### Recorded information

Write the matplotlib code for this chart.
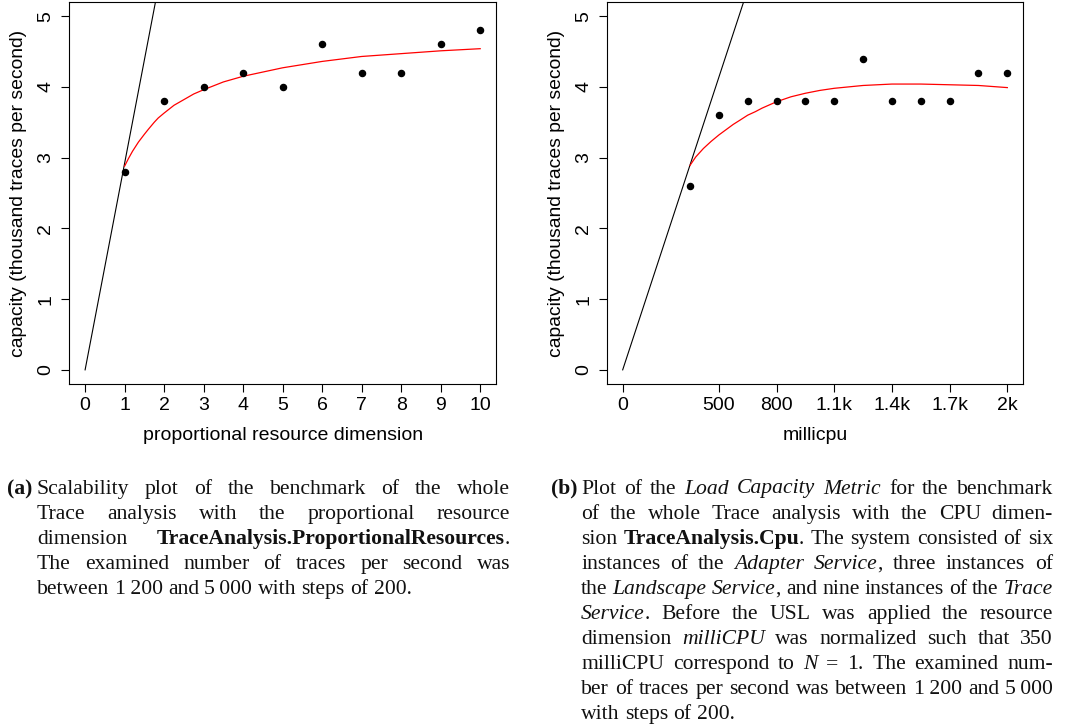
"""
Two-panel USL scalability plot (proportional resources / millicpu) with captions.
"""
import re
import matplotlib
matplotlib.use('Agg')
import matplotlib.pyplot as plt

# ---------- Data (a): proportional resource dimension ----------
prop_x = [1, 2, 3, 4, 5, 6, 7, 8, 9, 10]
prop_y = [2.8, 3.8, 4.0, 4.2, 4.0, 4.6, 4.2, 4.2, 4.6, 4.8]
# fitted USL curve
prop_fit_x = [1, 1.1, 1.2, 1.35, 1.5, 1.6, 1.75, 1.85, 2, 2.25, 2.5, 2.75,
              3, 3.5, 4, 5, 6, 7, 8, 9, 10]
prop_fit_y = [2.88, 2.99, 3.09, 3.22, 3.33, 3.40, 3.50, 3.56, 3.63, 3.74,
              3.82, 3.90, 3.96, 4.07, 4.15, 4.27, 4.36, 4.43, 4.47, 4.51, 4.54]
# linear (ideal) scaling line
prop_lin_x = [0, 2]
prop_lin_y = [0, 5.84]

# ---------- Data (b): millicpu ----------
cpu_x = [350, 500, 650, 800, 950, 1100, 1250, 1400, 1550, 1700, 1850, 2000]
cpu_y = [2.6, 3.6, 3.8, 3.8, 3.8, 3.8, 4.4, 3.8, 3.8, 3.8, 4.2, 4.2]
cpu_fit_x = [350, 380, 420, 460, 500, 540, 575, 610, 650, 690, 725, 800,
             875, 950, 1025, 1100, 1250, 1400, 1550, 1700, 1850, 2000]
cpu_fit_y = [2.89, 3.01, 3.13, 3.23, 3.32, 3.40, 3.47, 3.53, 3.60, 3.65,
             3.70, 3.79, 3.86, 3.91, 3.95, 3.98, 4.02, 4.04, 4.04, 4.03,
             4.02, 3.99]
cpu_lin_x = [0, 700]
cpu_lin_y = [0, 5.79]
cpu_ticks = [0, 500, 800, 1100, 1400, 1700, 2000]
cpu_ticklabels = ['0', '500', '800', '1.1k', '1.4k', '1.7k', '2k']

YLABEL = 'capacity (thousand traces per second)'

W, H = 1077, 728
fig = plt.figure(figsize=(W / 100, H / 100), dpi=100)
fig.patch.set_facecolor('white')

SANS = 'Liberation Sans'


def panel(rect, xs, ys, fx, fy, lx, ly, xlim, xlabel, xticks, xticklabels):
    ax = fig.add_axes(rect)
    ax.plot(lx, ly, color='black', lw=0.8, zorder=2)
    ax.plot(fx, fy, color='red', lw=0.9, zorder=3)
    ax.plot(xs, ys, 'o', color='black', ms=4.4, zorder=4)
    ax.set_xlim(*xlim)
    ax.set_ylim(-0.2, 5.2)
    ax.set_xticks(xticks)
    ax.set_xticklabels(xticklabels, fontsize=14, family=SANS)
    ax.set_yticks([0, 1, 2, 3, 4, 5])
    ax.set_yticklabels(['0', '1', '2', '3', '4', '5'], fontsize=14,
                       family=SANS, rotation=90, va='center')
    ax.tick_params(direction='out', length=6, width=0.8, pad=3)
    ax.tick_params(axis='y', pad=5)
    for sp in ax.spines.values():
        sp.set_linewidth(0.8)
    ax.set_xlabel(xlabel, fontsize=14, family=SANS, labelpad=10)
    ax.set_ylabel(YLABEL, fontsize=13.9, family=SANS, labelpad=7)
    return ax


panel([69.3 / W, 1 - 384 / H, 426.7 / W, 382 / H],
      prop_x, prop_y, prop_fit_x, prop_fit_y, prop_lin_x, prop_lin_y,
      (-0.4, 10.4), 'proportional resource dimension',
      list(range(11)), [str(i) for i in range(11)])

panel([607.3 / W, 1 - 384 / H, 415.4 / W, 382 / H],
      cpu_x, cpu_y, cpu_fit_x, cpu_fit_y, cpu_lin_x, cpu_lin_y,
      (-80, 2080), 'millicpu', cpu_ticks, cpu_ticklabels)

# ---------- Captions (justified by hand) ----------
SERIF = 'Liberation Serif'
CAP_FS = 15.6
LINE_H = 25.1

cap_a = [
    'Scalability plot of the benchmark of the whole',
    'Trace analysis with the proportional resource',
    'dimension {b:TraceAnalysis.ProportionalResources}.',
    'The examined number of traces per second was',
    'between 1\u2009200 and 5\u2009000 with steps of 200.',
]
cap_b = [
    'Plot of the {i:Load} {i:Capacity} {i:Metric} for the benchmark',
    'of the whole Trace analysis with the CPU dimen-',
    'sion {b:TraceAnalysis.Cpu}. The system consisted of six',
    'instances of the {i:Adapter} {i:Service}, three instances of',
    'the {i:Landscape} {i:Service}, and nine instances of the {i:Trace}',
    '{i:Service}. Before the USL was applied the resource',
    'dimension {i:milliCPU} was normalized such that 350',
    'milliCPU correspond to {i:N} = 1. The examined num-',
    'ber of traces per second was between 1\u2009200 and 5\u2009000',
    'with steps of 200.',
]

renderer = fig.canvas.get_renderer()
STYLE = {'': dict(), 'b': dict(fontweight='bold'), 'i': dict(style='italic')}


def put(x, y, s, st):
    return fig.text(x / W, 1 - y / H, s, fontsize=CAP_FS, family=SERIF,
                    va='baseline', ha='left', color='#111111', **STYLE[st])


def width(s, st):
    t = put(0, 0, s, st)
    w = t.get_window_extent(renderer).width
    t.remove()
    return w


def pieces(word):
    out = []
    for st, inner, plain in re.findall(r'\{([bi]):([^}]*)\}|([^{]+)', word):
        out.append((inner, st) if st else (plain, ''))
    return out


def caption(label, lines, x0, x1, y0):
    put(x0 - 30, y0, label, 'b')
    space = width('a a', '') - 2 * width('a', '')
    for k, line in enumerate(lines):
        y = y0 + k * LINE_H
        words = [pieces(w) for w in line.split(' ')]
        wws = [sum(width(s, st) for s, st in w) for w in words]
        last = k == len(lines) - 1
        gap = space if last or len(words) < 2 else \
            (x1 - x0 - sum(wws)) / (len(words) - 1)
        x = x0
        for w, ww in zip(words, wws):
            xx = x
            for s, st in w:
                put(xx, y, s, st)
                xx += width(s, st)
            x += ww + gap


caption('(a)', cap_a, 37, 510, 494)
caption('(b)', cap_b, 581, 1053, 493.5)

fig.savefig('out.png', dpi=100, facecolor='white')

### Exercise aim
Print out the material word for word, omitting the pictures.

### Final result
Write the matplotlib code for this chart.
"""
Two-panel USL scalability plot (proportional resources / millicpu) with captions.
"""
import re
import matplotlib
matplotlib.use('Agg')
import matplotlib.pyplot as plt

# ---------- Data (a): proportional resource dimension ----------
prop_x = [1, 2, 3, 4, 5, 6, 7, 8, 9, 10]
prop_y = [2.8, 3.8, 4.0, 4.2, 4.0, 4.6, 4.2, 4.2, 4.6, 4.8]
# fitted USL curve
prop_fit_x = [1, 1.1, 1.2, 1.35, 1.5, 1.6, 1.75, 1.85, 2, 2.25, 2.5, 2.75,
              3, 3.5, 4, 5, 6, 7, 8, 9, 10]
prop_fit_y = [2.88, 2.99, 3.09, 3.22, 3.33, 3.40, 3.50, 3.56, 3.63, 3.74,
              3.82, 3.90, 3.96, 4.07, 4.15, 4.27, 4.36, 4.43, 4.47, 4.51, 4.54]
# linear (ideal) scaling line
prop_lin_x = [0, 2]
prop_lin_y = [0, 5.84]

# ---------- Data (b): millicpu ----------
cpu_x = [350, 500, 650, 800, 950, 1100, 1250, 1400, 1550, 1700, 1850, 2000]
cpu_y = [2.6, 3.6, 3.8, 3.8, 3.8, 3.8, 4.4, 3.8, 3.8, 3.8, 4.2, 4.2]
cpu_fit_x = [350, 380, 420, 460, 500, 540, 575, 610, 650, 690, 725, 800,
             875, 950, 1025, 1100, 1250, 1400, 1550, 1700, 1850, 2000]
cpu_fit_y = [2.89, 3.01, 3.13, 3.23, 3.32, 3.40, 3.47, 3.53, 3.60, 3.65,
             3.70, 3.79, 3.86, 3.91, 3.95, 3.98, 4.02, 4.04, 4.04, 4.03,
             4.02, 3.99]
cpu_lin_x = [0, 700]
cpu_lin_y = [0, 5.79]
cpu_ticks = [0, 500, 800, 1100, 1400, 1700, 2000]
cpu_ticklabels = ['0', '500', '800', '1.1k', '1.4k', '1.7k', '2k']

YLABEL = 'capacity (thousand traces per second)'

W, H = 1077, 728
fig = plt.figure(figsize=(W / 100, H / 100), dpi=100)
fig.patch.set_facecolor('white')

SANS = 'Liberation Sans'


def panel(rect, xs, ys, fx, fy, lx, ly, xlim, xlabel, xticks, xticklabels):
    ax = fig.add_axes(rect)
    ax.plot(lx, ly, color='black', lw=0.8, zorder=2)
    ax.plot(fx, fy, color='red', lw=0.9, zorder=3)
    ax.plot(xs, ys, 'o', color='black', ms=4.4, zorder=4)
    ax.set_xlim(*xlim)
    ax.set_ylim(-0.2, 5.2)
    ax.set_xticks(xticks)
    ax.set_xticklabels(xticklabels, fontsize=14, family=SANS)
    ax.set_yticks([0, 1, 2, 3, 4, 5])
    ax.set_yticklabels(['0', '1', '2', '3', '4', '5'], fontsize=14,
                       family=SANS, rotation=90, va='center')
    ax.tick_params(direction='out', length=6, width=0.8, pad=3)
    ax.tick_params(axis='y', pad=5)
    for sp in ax.spines.values():
        sp.set_linewidth(0.8)
    ax.set_xlabel(xlabel, fontsize=14, family=SANS, labelpad=10)
    ax.set_ylabel(YLABEL, fontsize=13.9, family=SANS, labelpad=7)
    return ax


panel([69.3 / W, 1 - 384 / H, 426.7 / W, 382 / H],
      prop_x, prop_y, prop_fit_x, prop_fit_y, prop_lin_x, prop_lin_y,
      (-0.4, 10.4), 'proportional resource dimension',
      list(range(11)), [str(i) for i in range(11)])

panel([607.3 / W, 1 - 384 / H, 415.4 / W, 382 / H],
      cpu_x, cpu_y, cpu_fit_x, cpu_fit_y, cpu_lin_x, cpu_lin_y,
      (-80, 2080), 'millicpu', cpu_ticks, cpu_ticklabels)

# ---------- Captions (justified by hand) ----------
SERIF = 'Liberation Serif'
CAP_FS = 15.6
LINE_H = 25.1

cap_a = [
    'Scalability plot of the benchmark of the whole',
    'Trace analysis with the proportional resource',
    'dimension {b:TraceAnalysis.ProportionalResources}.',
    'The examined number of traces per second was',
    'between 1\u2009200 and 5\u2009000 with steps of 200.',
]
cap_b = [
    'Plot of the {i:Load} {i:Capacity} {i:Metric} for the benchmark',
    'of the whole Trace analysis with the CPU dimen-',
    'sion {b:TraceAnalysis.Cpu}. The system consisted of six',
    'instances of the {i:Adapter} {i:Service}, three instances of',
    'the {i:Landscape} {i:Service}, and nine instances of the {i:Trace}',
    '{i:Service}. Before the USL was applied the resource',
    'dimension {i:milliCPU} was normalized such that 350',
    'milliCPU correspond to {i:N} = 1. The examined num-',
    'ber of traces per second was between 1\u2009200 and 5\u2009000',
    'with steps of 200.',
]

renderer = fig.canvas.get_renderer()
STYLE = {'': dict(), 'b': dict(fontweight='bold'), 'i': dict(style='italic')}


def put(x, y, s, st):
    return fig.text(x / W, 1 - y / H, s, fontsize=CAP_FS, family=SERIF,
                    va='baseline', ha='left', color='#111111', **STYLE[st])


def width(s, st):
    t = put(0, 0, s, st)
    w = t.get_window_extent(renderer).width
    t.remove()
    return w


def pieces(word):
    out = []
    for st, inner, plain in re.findall(r'\{([bi]):([^}]*)\}|([^{]+)', word):
        out.append((inner, st) if st else (plain, ''))
    return out


def caption(label, lines, x0, x1, y0):
    put(x0 - 30, y0, label, 'b')
    space = width('a a', '') - 2 * width('a', '')
    for k, line in enumerate(lines):
        y = y0 + k * LINE_H
        words = [pieces(w) for w in line.split(' ')]
        wws = [sum(width(s, st) for s, st in w) for w in words]
        last = k == len(lines) - 1
        gap = space if last or len(words) < 2 else \
            (x1 - x0 - sum(wws)) / (len(words) - 1)
        x = x0
        for w, ww in zip(words, wws):
            xx = x
            for s, st in w:
                put(xx, y, s, st)
                xx += width(s, st)
            x += ww + gap


caption('(a)', cap_a, 37, 510, 494)
caption('(b)', cap_b, 581, 1053, 493.5)

fig.savefig('out.png', dpi=100, facecolor='white')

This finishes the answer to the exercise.